Deprem bölgesinde en çok hangi ilaçların kullanıldığı sorulan Üney, “Bizim kısa sürede olaya müdahale edebilmemizin nedeni daha önceki felaketlerde sistemi harekete geçirmemiz var. Bizim elimizdeki hazır listelerden ilk ihtiyaç olanları temin ettik ve gönderdik. Sonrasında ağrı kesiciler, antibiyotikler ve öksürük şuruplarına ihtiyaç oldu. Barınma ile ilgili de problem olduğunu düşündüğümüzde soğuğa ve hijyene bağlı ilaçları bölgeye gönderiyoruz. Kronik hastalarımızın kullandığı ilaçlar sahra hastanesinde var. İlaç eksikliğimiz yok diyebilirim” diye konuştu.

Depremden önce ilaç sorunu olduğu hatırlatılan Üney, “Depremin başından bu yana yutkunduğunuz zamanlar var ya, ilaç yokluğu da bu. Belli ilaçlarda yoklar vardı. Diğer bölgelerdeki meslektaşlarımız ellerinde ne varsa deprem bölgesine gönderdiler. O bölgede bunların yokluğu şu anda yaşanmıyor” ifadelerini kaydetti.

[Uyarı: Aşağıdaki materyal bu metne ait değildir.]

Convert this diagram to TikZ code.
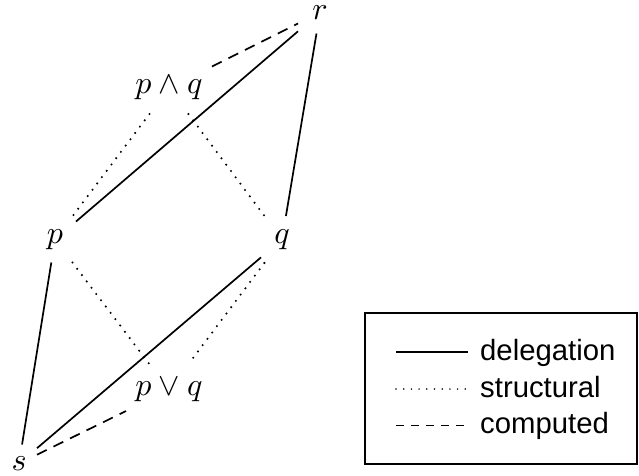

Yağmalanan eczanelerin olduğu yönünde bilgiler geldiği hatırlatılan Üney, buna dönük atılacak adımlar dair ise, “Yağmalanma süreçleri yaşanmış. Sadece eczaneler değil başka yerlerde de olmuş. Sigorta işlemleri devam ediyor. Depremin başından bu yana meslektaşlarımızla irtibatımızla zaraların tespiti ve ödemesi üzerine çalışıyoruz. İlaçların yağmalanmasına dair sıkıntılar oluşmuş” dedi.